Vingt ans plus tard, quoi de neuf? Rien. Même Emmanuel Macron, premier président de la République française à se rendre à Davos en 2018, a mis en sourdine ses références au sommet économique alpin. Cette année-là, juste après son élection, le nouveau locataire de l’Élysée, chantre de l’économie digitale et de la souveraineté européenne, avait organisé en parallèle un premier sommet «Choose France» pour vanter l’attractivité française, conviant une centaine de dirigeants d’entreprises étrangers au palais de Versailles.
Avant Davos, le sommet «Choose France»
L’idée était simple: en route pour Davos, les ténors de l’économie mondiale feraient désormais escale auparavant à Paris. L’ancien PDG de Nestlé Peter Brabeck, ami d’Emmanuel Macron, avait plaidé pour ce concept. Changement en 2022: c’est en juillet que le dernier sommet «Choose France» a eu lieu. Oubliée, la connexion Paris-Davos. En 2021, c’est d’ailleurs en visioconférence, moins compromettante, que Macron a accepté d’échanger de nouveau avec Klaus Schwab sur le thème de «la grande réinitialisation» du monde après la pandémie.
Et puis il y a la rue, où les slogans anti-Davos retentissent régulièrement en France. En 2019, les «gilets jaunes» menacent même directement la station alpine, contraignant Emmanuel Macron à annuler sa venue. Quelques exemples de slogans français? «Le WEF, c’est l’ogre économique», «A vendre: eau, air, nature et la planète sur www.davos.ch», «Davos tue et crée des réfugiés». Le leader de la gauche radicale Jean-Luc Mélenchon y a été une fois invité. Sa conclusion? «J’y suis allé. J’ai parlé à tous les grands capitalistes qui m’ont trouvé génial (...) Ils vont tous à Davos faire la cour à l’argent. Le Dieu de Davos, le roi de Davos, c’est l’argent.»
Marine Le Pen aussi…
Haro sur le WEF, aussi, du côté de Marine Le Pen, la présidente du Rassemblement national (droite nationale-populiste), dont les communiqués sont d’une année à l’autre des copiés-collés: «C’est dans cette petite station de ski que ces partisans et ces grands profiteurs de la mondialisation la plus sauvage décideront en catimini du sort de centaines de millions de personnes et de peuples tout entier. L’idéologie de l’élite de Davos est simple: défaire les nations, les peuples et les démocraties pour laisser le champ libre aux marchés, à la grande finance et au multiculturalisme obligatoire.»
Ghosn, DSK et… Mc Kinsey
Davos et la France. L’histoire a en plus trois fantômes. Le premier est l’ex-PDG de Renault Carlos Ghosn, aujourd’hui reclus au Liban. Ghosn, PDG polyglotte et icône de la mondialisation après la fusion avec Nissan, était l’apôtre de Davos. Mais avec Macron, le courant n’est jamais passé et son arrestation à Tokyo, en 2018, a fait de lui un paria en France où la justice exige, depuis avril 2022, son extradition par le Liban.

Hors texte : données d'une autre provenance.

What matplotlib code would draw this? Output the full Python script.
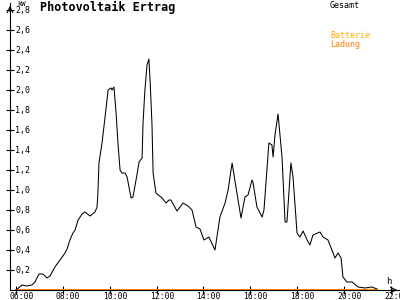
import matplotlib
matplotlib.use("Agg")
import matplotlib.pyplot as plt
import matplotlib.transforms as mtransforms

# Gesamt (kW) over time of day (hours)
hours = [6.00, 6.26, 6.43, 6.68, 6.81, 6.98, 7.15, 7.32, 7.45, 7.66, 7.88, 8.09, 8.18,
         8.30, 8.43, 8.52, 8.65, 8.82, 8.94, 9.16, 9.37, 9.46, 9.50, 9.54, 9.67, 9.80,
         9.93, 10.05, 10.10, 10.18, 10.27, 10.35, 10.44, 10.52, 10.65, 10.74, 10.82,
         10.91, 10.99, 11.16, 11.25, 11.38, 11.42, 11.50, 11.59, 11.67, 11.72, 11.80,
         11.85, 11.97, 12.23, 12.40, 12.53, 12.61, 12.87, 13.13, 13.34, 13.51, 13.68,
         13.85, 14.02, 14.23, 14.49, 14.70, 14.92, 15.05, 15.22, 15.35, 15.60, 15.77,
         15.90, 16.07, 16.11, 16.28, 16.50, 16.58, 16.79, 16.92, 16.97, 17.05, 17.18,
         17.35, 17.48, 17.56, 17.73, 17.82, 17.99, 18.12, 18.25, 18.42, 18.54, 18.67,
         18.97, 19.10, 19.31, 19.48, 19.61, 19.74, 19.87, 19.95, 20.12, 20.34, 20.59,
         20.89, 21.19, 21.40]
gesamt = [0.00, 0.05, 0.04, 0.05, 0.08, 0.16, 0.16, 0.12, 0.14, 0.23, 0.30, 0.37, 0.41,
          0.50, 0.57, 0.60, 0.70, 0.76, 0.78, 0.74, 0.78, 0.83, 1.00, 1.27, 1.47, 1.73,
          2.00, 2.02, 2.00, 2.03, 1.77, 1.47, 1.20, 1.17, 1.17, 1.13, 1.03,
          0.92, 0.93, 1.15, 1.28, 1.32, 1.67, 2.00, 2.25, 2.31, 2.10, 1.67,
          1.17, 0.97, 0.92, 0.87, 0.90, 0.90, 0.79, 0.87, 0.84, 0.80, 0.63,
          0.61, 0.50, 0.53, 0.40, 0.73, 0.87, 1.00, 1.27, 1.08, 0.72, 0.93,
          0.95, 1.10, 1.08, 0.83, 0.73, 0.80, 1.47, 1.45, 1.33, 1.55, 1.76,
          1.33, 0.68, 0.68, 1.27, 1.13, 0.57, 0.53, 0.59, 0.50, 0.45, 0.55,
          0.58, 0.53, 0.50, 0.40, 0.32, 0.37, 0.32, 0.13, 0.08, 0.08, 0.03,
          0.02, 0.03, 0.01]

# Batterie Ladung (kW)
lade_hours = [6.0, 21.4]
ladung = [0.0, 0.0]

yticks = [0.2, 0.4, 0.6, 0.8, 1.0, 1.2, 1.4, 1.6, 1.8, 2.0, 2.2, 2.4, 2.6, 2.8]
xticks = [6, 8, 10, 12, 14, 16, 18, 20, 22]
xlabels = ["06:00", "08:00", "10:00", "12:00", "14:00", "16:00", "18:00", "20:00", "22:00"]

plt.rcParams['font.family'] = 'DejaVu Sans Mono'

fig = plt.figure(figsize=(4, 3), dpi=100)
ax = fig.add_axes([10 / 400, 10 / 300, 390 / 400, 287 / 300])
ax.set_xlim(5.744, 22.384)
ax.set_ylim(0, 2.87)

ax.plot(lade_hours, ladung, color="#FF8000", lw=1.5, zorder=3)
ax.plot(hours, gesamt, color="black", lw=0.75, zorder=4)

for side in ['top', 'right']:
    ax.spines[side].set_visible(False)
for side in ['left', 'bottom']:
    ax.spines[side].set_linewidth(0.8)

ax.set_xticks(xticks)
ax.set_yticks(yticks)
ax.set_xticklabels([])
ax.set_yticklabels([])
ax.tick_params(direction='inout', length=6, width=0.8)

# y tick labels, right of the axis
trans = mtransforms.blended_transform_factory(ax.transAxes, ax.transData)
for v in yticks:
    ax.text(5 / 390, v, ("%.1f" % v).replace(".", ","), transform=trans,
            ha='left', va='center', fontsize=6)

# x tick labels
for t, lab in zip(xticks, xlabels):
    ax.annotate(lab, xy=(t, 0), xytext=(-7, -2), textcoords='offset pixels',
                ha='left', va='top', fontsize=5.8, annotation_clip=False)

# arrows on axes
ax.annotate('', xy=(1.0, 0), xytext=(0.97, 0), xycoords='axes fraction',
            arrowprops=dict(arrowstyle='->', lw=0.8, color='black'), annotation_clip=False)
ax.annotate('', xy=(0, 1.0), xytext=(0, 0.96), xycoords='axes fraction',
            arrowprops=dict(arrowstyle='->', lw=0.8, color='black'), annotation_clip=False)

fig.text(17 / 400, 1 - 4 / 300, "kW", fontsize=5, ha='left', va='center')
fig.text(386 / 400, 1 - 282 / 300, "h", fontsize=6.5, ha='left', va='center')
fig.text(40 / 400, 1 - 7 / 300, "Photovoltaik Ertrag", fontsize=8.5,
         fontweight='bold', ha='left', va='center')
fig.text(330 / 400, 1 - 5 / 300, "Gesamt", fontsize=6, ha='left', va='center')
fig.text(330 / 400, 1 - 36 / 300, "Batterie", fontsize=6, color="#FFAA00",
         ha='left', va='center')
fig.text(330 / 400, 1 - 44 / 300, "Ladung", fontsize=6, color="#FF8000",
         ha='left', va='center')

fig.savefig("out.png", dpi=100, facecolor='white')
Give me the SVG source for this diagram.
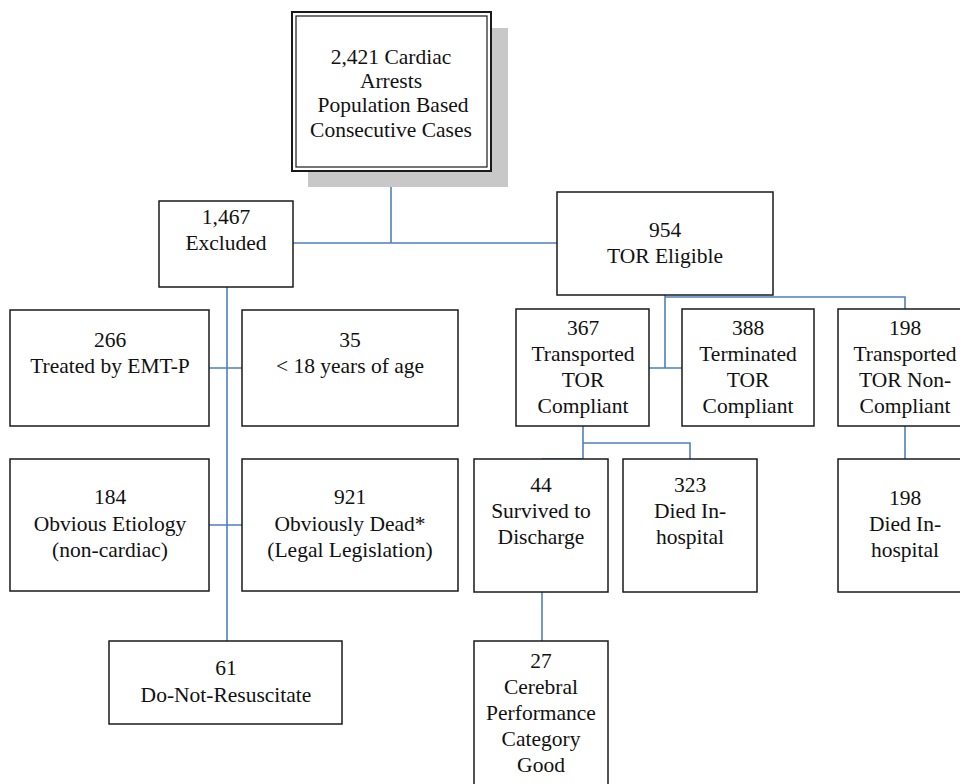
<svg xmlns="http://www.w3.org/2000/svg" width="960" height="784" viewBox="0 0 960 784">
<style>
.box{fill:#fff;stroke:#1a1a1a;stroke-width:1.5}
.t{font-family:'Liberation Serif',Tinos,'Times New Roman','Noto Serif','DejaVu Serif',serif;font-size:21.5px;fill:#111;text-anchor:middle}
.c{fill:none;stroke:#4f7fc0;stroke-width:1.6}
</style>
<rect width="960" height="784" fill="#fff"/>
<g id="connectors">
<path class="c" d="M391,172 V243 M293,243 H557"/>
<path class="c" d="M665,295 V368 M649,368 H682 M665,297 H905 V309"/>
<path class="c" d="M583,426 V459 H542 M583,443 H690 V459"/>
<path class="c" d="M905,426 V459"/>
<path class="c" d="M542,592 V641"/>
<path class="c" d="M227,287 V641 M209,368 H242 M209,525 H242"/>
</g>
<g id="n-total">
<rect x="308" y="28" width="200" height="159" fill="#c8c8c8"/>
<rect x="292" y="12" width="199" height="159" fill="#fff" stroke="#1a1a1a" stroke-width="2"/>
<rect x="296" y="16" width="191" height="151" fill="none" stroke="#1a1a1a" stroke-width="1.2"/>
<text class="t" x="391" y="64">2,421 Cardiac</text>
<text class="t" x="391" y="88">Arrests</text>
<text class="t" x="393" y="112">Population Based</text>
<text class="t" x="391" y="137">Consecutive Cases</text>
</g>
<g id="n-excluded">
<rect class="box" x="159" y="201" width="134" height="86"/>
<text class="t" x="226" y="224">1,467</text>
<text class="t" x="226" y="250">Excluded</text>
</g>
<g id="n-eligible">
<rect class="box" x="557" y="192" width="216" height="103"/>
<text class="t" x="665" y="237">954</text>
<text class="t" x="665" y="263">TOR Eligible</text>
</g>
<g id="n-emtp">
<rect class="box" x="10" y="310" width="199" height="116"/>
<text class="t" x="110" y="347">266</text>
<text class="t" x="110" y="373">Treated by EMT-P</text>
</g>
<g id="n-age">
<rect class="box" x="242" y="310" width="216" height="116"/>
<text class="t" x="350" y="347">35</text>
<text class="t" x="350" y="373">&lt; 18 years of age</text>
</g>
<g id="n-etiology">
<rect class="box" x="10" y="459" width="199" height="132"/>
<text class="t" x="110" y="504">184</text>
<text class="t" x="110" y="531">Obvious Etiology</text>
<text class="t" x="110" y="557">(non-cardiac)</text>
</g>
<g id="n-dead">
<rect class="box" x="242" y="459" width="216" height="132"/>
<text class="t" x="350" y="504">921</text>
<text class="t" x="350" y="531">Obviously Dead*</text>
<text class="t" x="350" y="557">(Legal Legislation)</text>
</g>
<g id="n-dnr">
<rect class="box" x="109" y="641" width="233" height="83"/>
<text class="t" x="226" y="675">61</text>
<text class="t" x="226" y="702">Do-Not-Resuscitate</text>
</g>
<g id="n-transported">
<rect class="box" x="516" y="309" width="133" height="117"/>
<text class="t" x="583" y="335">367</text>
<text class="t" x="583" y="361">Transported</text>
<text class="t" x="583" y="387">TOR</text>
<text class="t" x="583" y="413">Compliant</text>
</g>
<g id="n-terminated">
<rect class="box" x="682" y="309" width="132" height="117"/>
<text class="t" x="748" y="335">388</text>
<text class="t" x="748" y="361">Terminated</text>
<text class="t" x="748" y="387">TOR</text>
<text class="t" x="748" y="413">Compliant</text>
</g>
<g id="n-noncompliant">
<rect class="box" x="838" y="309" width="134" height="117"/>
<text class="t" x="905" y="335">198</text>
<text class="t" x="905" y="361">Transported</text>
<text class="t" x="905" y="387">TOR Non-</text>
<text class="t" x="905" y="413">Compliant</text>
</g>
<g id="n-survived">
<rect class="box" x="474" y="459" width="134" height="133"/>
<text class="t" x="541" y="492">44</text>
<text class="t" x="541" y="518">Survived to</text>
<text class="t" x="541" y="544">Discharge</text>
</g>
<g id="n-died1">
<rect class="box" x="623" y="459" width="134" height="133"/>
<text class="t" x="690" y="492">323</text>
<text class="t" x="690" y="518">Died In-</text>
<text class="t" x="690" y="544">hospital</text>
</g>
<g id="n-died2">
<rect class="box" x="838" y="459" width="134" height="133"/>
<text class="t" x="905" y="505">198</text>
<text class="t" x="905" y="531">Died In-</text>
<text class="t" x="905" y="557">hospital</text>
</g>
<g id="n-cpc">
<rect class="box" x="474" y="641" width="134" height="160"/>
<text class="t" x="541" y="668">27</text>
<text class="t" x="541" y="694">Cerebral</text>
<text class="t" x="541" y="720">Performance</text>
<text class="t" x="541" y="746">Category</text>
<text class="t" x="541" y="772">Good</text>
</g>
</svg>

Le deuxième fantôme français de Davos est l’ancien patron du Fonds monétaire international (FMI) Dominique Strauss-Kahn, qui s’y rendait chaque année. Sa descente aux enfers, depuis son arrestation à New York en mai 2011, est souvent rappelée par les manifestants pour moquer ce rassemblement élitiste. Troisième fantôme: le cabinet américain de consultants Mc Kinsey, partenaire régulier du WEF, vilipendé en France pour les millions d’euros de commandes publiques engrangés sous la présidence Macron.
Davos 2023? A coup sûr, les grévistes du 19 janvier et les participants à la marche organisée par la gauche le 21 janvier pour s’opposer à la réforme des retraites lâcheront des salves contre le WEF. Seule satisfaction: A Paris comme en province, tout le monde (ou presque) connaît le nom de la station grisonne.